It's that all important and awkward question, that at some point, you know you'll get asked. What's my number? 10. Instagram followers that is.
"To be honest, I'm pretty rubbish at keeping up with my real-world friends, let alone managing an online network of friends who barely care whether I am alive or dead."
Are X-enial's a thing now?
I've spent a lifetime avoiding social media. My generation were recently awarded a new name - the rather catchy 'X-enial's'. Neither the generation X that came before us, or the Millenials that came after, X-enial's were until recently a largely forgotten about group (minus catchy title), whose year of birth meant they occupied a strange no-mans land between two generational divides; quite literally a gap between proceedings. We are the generation that experienced a childhood of IBM and Tamagotchi, and an adulthood of iPhones and Instagram. Most of my friends have managed this awkward timing of birth brilliantly, thoroughly embracing all that modern technology can bring; including the ubiquitous networking that seems to go on in the dark ethers of cyberspace, with people you barely know, and barely care about. To be honest, I'm pretty rubbish at keeping up with my real-world friends, let alone managing an online network of friends who barely care whether I am alive or dead. But recently, I've been forced to accept that social media isn't going away, and whilst I still hate the idea that we need to memorex (a brownie point to anyone who can remember memorex) every moment of our lives as oppose to just living it, I have to concede that this social networking thing has become more than just the norm, but a necessity, and something I too need to embrace.

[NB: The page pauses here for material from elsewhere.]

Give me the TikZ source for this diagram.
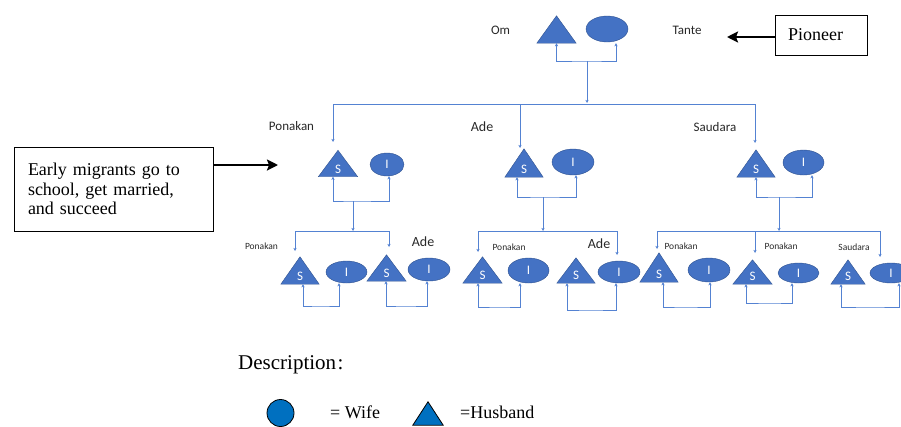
\documentclass[tikz,border=0pt]{standalone}
\usepackage{fontspec}
\setmainfont{Liberation Serif}
\newfontfamily\labfont{Carlito}
\usetikzlibrary{shapes.geometric,arrows.meta}
\definecolor{shapeblue}{RGB}{68,114,196}
\definecolor{edgeblue}{RGB}{47,82,143}
\definecolor{linkblue}{RGB}{84,130,210}
\definecolor{legblue}{RGB}{0,112,192}
\definecolor{labgray}{RGB}{40,40,40}
\tikzset{
  conn/.style={draw=linkblue,line width=0.6pt},
  tipend/.style={arrows={-Stealth[length=3.2pt,width=3.2pt]}},
  tipboth/.style={arrows={Stealth[length=3.2pt,width=3.2pt]-Stealth[length=3.2pt,width=3.2pt]}},
  tribox/.style={inner sep=0pt,draw=none},
  trifill/.style={fill=shapeblue,draw=edgeblue,line width=0.4pt},
  ell/.style={ellipse,inner sep=0pt,fill=shapeblue,draw=edgeblue,line width=0.4pt,text=white,font=\labfont\fontsize{13}{13}\selectfont},
  stxt/.style={inner sep=0pt,text=white,font=\labfont\fontsize{13}{13}\selectfont},
  lab/.style={inner sep=0pt,text=labgray,font=\labfont\fontsize{13}{13}\selectfont},
  labbig/.style={inner sep=0pt,text=labgray,font=\labfont\fontsize{14}{14}\selectfont},
  labsmall/.style={inner sep=0pt,text=labgray,font=\labfont\fontsize{9.5}{9.5}\selectfont},
  notebox/.style={draw=black,line width=0.9pt,align=left,inner ysep=0pt},
  bigarrow/.style={line width=2.6pt,arrows={-Stealth[length=11pt,width=11pt,inset=2pt]}},
  legtext/.style={inner sep=0pt,anchor=base west,font=\fontsize{18}{18}\selectfont}
}
\newcommand\husbnode[5]{%
  \node[tribox,minimum width=#4pt,minimum height=#5pt] (#1) at (#2,#3) {};
  \fill[trifill] (#1.south west) -- (#1.north) -- (#1.south east) -- cycle;
  \node[stxt] (#1s) at ([yshift=7.5pt]#1.south) {S};}
\newcommand\wifenode[5]{%
  \node[ell,minimum width=#4pt,minimum height=#5pt] (#1) at (#2,#3) {I};}
\begin{document}
\begin{tikzpicture}[x=1pt,y=-1pt]
\useasboundingbox (0,0) rectangle (901,426);

% ---------- pioneers ----------
\node[tribox,minimum width=39pt,minimum height=27pt] (t0) at (556.5,29.5) {};
\fill[trifill] (t0.south west) -- (t0.north) -- (t0.south east) -- cycle;
\node[ell,minimum width=42pt,minimum height=26pt] (e0) at (607,29) {};
\node[lab] (om) at (500.5,30) {Om};
\node[lab] (tante) at (687,30) {Tante};
\coordinate (k0) at (587,61);
\draw[conn,tipboth] (t0.south) |- (k0) -| ([xshift=9pt,yshift=-1pt]e0.south);
\coordinate (d0) at (587,103);
\draw[conn,tipend] (k0) -- (d0);
\coordinate (barL) at (333,104);
\coordinate (barM) at (520,104);
\coordinate (barR) at (755,104);
\draw[conn] (barL) -- (barR);

\node[notebox,text width=66pt,inner xsep=13pt,minimum height=40pt,font=\fontsize{18}{18}\selectfont] (pio) at (821,35) {Pioneer};
\coordinate (pioTip) at (727,37);
\draw[bigarrow] (pioTip -| pio.west) -- (pioTip);

% ---------- second generation ----------
\node[lab] (l2p) at (291.5,126) {Ponakan};
\node[labbig] (l2a) at (482,127) {Ade};
\node[lab] (l2s) at (715,127) {Saudara};
\draw[conn,tipend] (barL) -- ++(0,38);
\draw[conn,tipend] (barM) -- ++(0,44);
\draw[conn,tipend] (barR) -- ++(0,39);

\husbnode{tP}{338}{163.5}{39}{26}
\wifenode{eP}{387}{164.5}{34}{23}
\husbnode{tA}{524}{163}{38}{28}
\wifenode{eA}{573}{162}{42}{26}
\husbnode{tS}{756}{163.5}{38}{27}
\wifenode{eS}{803.5}{162.5}{41}{25}

\coordinate (kP) at (353,201);
\draw[conn,tipboth] ([xshift=-5pt]tP.south) |- (kP) -| ([xshift=2pt]eP.south);
\coordinate (kA) at (543,197);
\draw[conn,tipboth] ([xshift=-7pt]tA.south) |- (kA) -| ([xshift=3pt]eA.south);
\coordinate (kS) at (779,197);
\draw[conn,tipboth] (tS.south) |- (kS) -| ([xshift=8.5pt]eS.south);

\node[notebox,text width=171pt,inner xsep=14pt,minimum height=84pt,font=\fontsize{18}{19.5}\selectfont] (early) at (113.5,189) {Early migrants go to\\school, get married,\\and succeed};
\coordinate (earlyTip) at (278,165);
\draw[bigarrow] (earlyTip -| early.east) -- (earlyTip);

% family bars
\coordinate (pbL) at (295,231);
\coordinate (pbR) at (389,231);
\coordinate (abL) at (478,231);
\coordinate (abR) at (617,231);
\coordinate (sbL) at (657,231);
\coordinate (sbM) at (755,231);
\coordinate (sbR) at (880,231);
\draw[conn,tipend] (kP) -- (kP |- pbL);
\draw[conn,tipend] (kA) -- (kA |- abL);
\draw[conn,tipend] (kS) -- (kS |- sbL);
\draw[conn] (pbL) -- (pbR);
\draw[conn] (abL) -- (abR);
\draw[conn] (sbL) -- (sbR);
\draw[conn,tipend] (pbL) -- ++(0,20);
\draw[conn,tipend] (pbR) -- ++(0,16);
\draw[conn,tipend] (abL) -- ++(0,21);
\draw[conn,tipend] (abR) -- ++(0,24);
\draw[conn,tipend] (sbL) -- ++(0,18);
\draw[conn,tipend] (sbM) -- ++(0,22);
\draw[conn,tipend] (sbR) -- ++(0,26);

% ---------- third generation ----------
\node[labsmall] (l3p1) at (261.5,246) {Ponakan};
\node[labbig] (l3a1) at (423,242) {Ade};
\node[labsmall] (l3p2) at (509,247) {Ponakan};
\node[labbig] (l3a2) at (599,244) {Ade};
\node[labsmall] (l3p3) at (681,246) {Ponakan};
\node[labsmall] (l3p4) at (781,246) {Ponakan};
\node[labsmall] (l3s) at (854,247) {Saudara};

\husbnode{t1}{300}{270.5}{38}{27}
\wifenode{e1}{346.5}{272}{41}{22}
\husbnode{t2}{386.5}{268}{39}{26}
\wifenode{e2}{429}{269.5}{42}{23}
\husbnode{t3}{482.5}{270}{39}{26}
\wifenode{e3}{528.5}{270.5}{41}{25}
\husbnode{t4}{576}{270.5}{38}{25}
\wifenode{e4}{619}{272}{42}{22}
\husbnode{t5}{659}{267.5}{38}{29}
\wifenode{e5}{709}{270}{42}{24}
\husbnode{t6}{752.5}{272}{39}{24}
\wifenode{e6}{798.5}{273}{41}{20}
\husbnode{t7}{848}{272}{34}{24}
\wifenode{e7}{891}{273}{42}{20}

\coordinate (k1) at (320,306);
\draw[conn,tipboth] ([xshift=3pt]t1.south) |- (k1) -| ([xshift=-7.5pt]e1.south);
\coordinate (k2) at (405,306);
\draw[conn,tipboth] ([xshift=-0.5pt]t2.south) |- (k2) -| ([xshift=-2pt]e2.south);
\coordinate (k3) at (500,307);
\draw[conn,tipboth] ([xshift=-4.5pt]t3.south) |- (k3) -| ([xshift=-8.5pt]e3.south);
\coordinate (k4) at (590,310);
\draw[conn,tipboth] ([xshift=-9pt]t4.south) |- (k4) -| ([xshift=-3pt]e4.south);
\coordinate (k5) at (685,307);
\draw[conn,tipboth] ([xshift=4pt]t5.south) |- (k5) -| ([xshift=1pt]e5.south);
\coordinate (k6) at (770,303);
\draw[conn,tipboth] ([xshift=-6.5pt]t6.south) |- (k6) -| ([xshift=-6.5pt]e6.south);
\coordinate (k7) at (870,307);
\draw[conn,tipboth] ([xshift=-7pt]t7.south) |- (k7) -| ([xshift=8pt]e7.south);

% ---------- legend ----------
\node[inner sep=0pt,anchor=base west,font=\fontsize{21}{21}\selectfont] (desc) at (238,369) {Description\kern1.5pt:};
\node[circle,minimum size=27pt,inner sep=0pt,fill=legblue,draw=black,line width=0.8pt] (legW) at (280.5,413) {};
\node[legtext] (legWt) at (330,418) {= Wife};
\node[tribox,minimum width=30pt,minimum height=23pt] (legH) at (428,413.5) {};
\filldraw[fill=legblue,draw=black,line width=0.8pt] (legH.south west) -- (legH.north) -- (legH.south east) -- cycle;
\node[legtext] (legHt) at (460,418) {=Husband};
\end{tikzpicture}
\end{document}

"My networking ineptness means I have no net to work; and weirdly while this is the point I would usually give up, I'm enjoying the #instaworld more than I ever thought possible. Curated mood boards? Whats not to love."
Visiting friends in New York about 12 years ago, they had joined the Facebook revolution and were extolling its virtues to me over dinner on the floor in their apartment. If this all sounds very 'Friends', then trust me, it was. After several attempts to persuade me to join up they decided to take matters into their own hands, and before I knew it, I was 'on' Facebook; password - love stinks. For the first few days it was exciting to see a variety of school friends and foes crawling out of the woodwork, there was an undeniably pleasurable voyeurism in seeing where life had taken them. But it suddenly occurred to me, in judging them - they would also be judging me. Did I really want to put myself and my life choices out there for the world to see? I persevered for a short while, but after a rather odd man I met through work started turning up at the events I posted from and I was advised by the police not to share my location or talk about myself on social media - it seemed like a sign. This was not the life for me.
"So much has changed in the last 12 years, not least the addition of a husband and 2 small children"
Not so instafriends
So much has changed in the last 12 years, not least the addition of a husband and 2 small children. What hasn't changed is how utterly exposed I feel on social media, but it has been something I have hidden from and feared for far too long. Taking baby steps into my new life I've decided to start an Instagram account to help support this blog. The problem being that after years of avoiding anyone and everyone I knew online, I am suddenly a billy no-mates. My networking ineptness means I have no net to work; and weirdly while this is the point I would usually give up, I'm enjoying the #instaworld more than I ever thought possible. Curated mood boards? Whats not to love. So, maybe no one cares what I have to say, and I don't have any online friends to like the picture of my lunch - but I'm putting myself out there. And that, is not a baby step at all.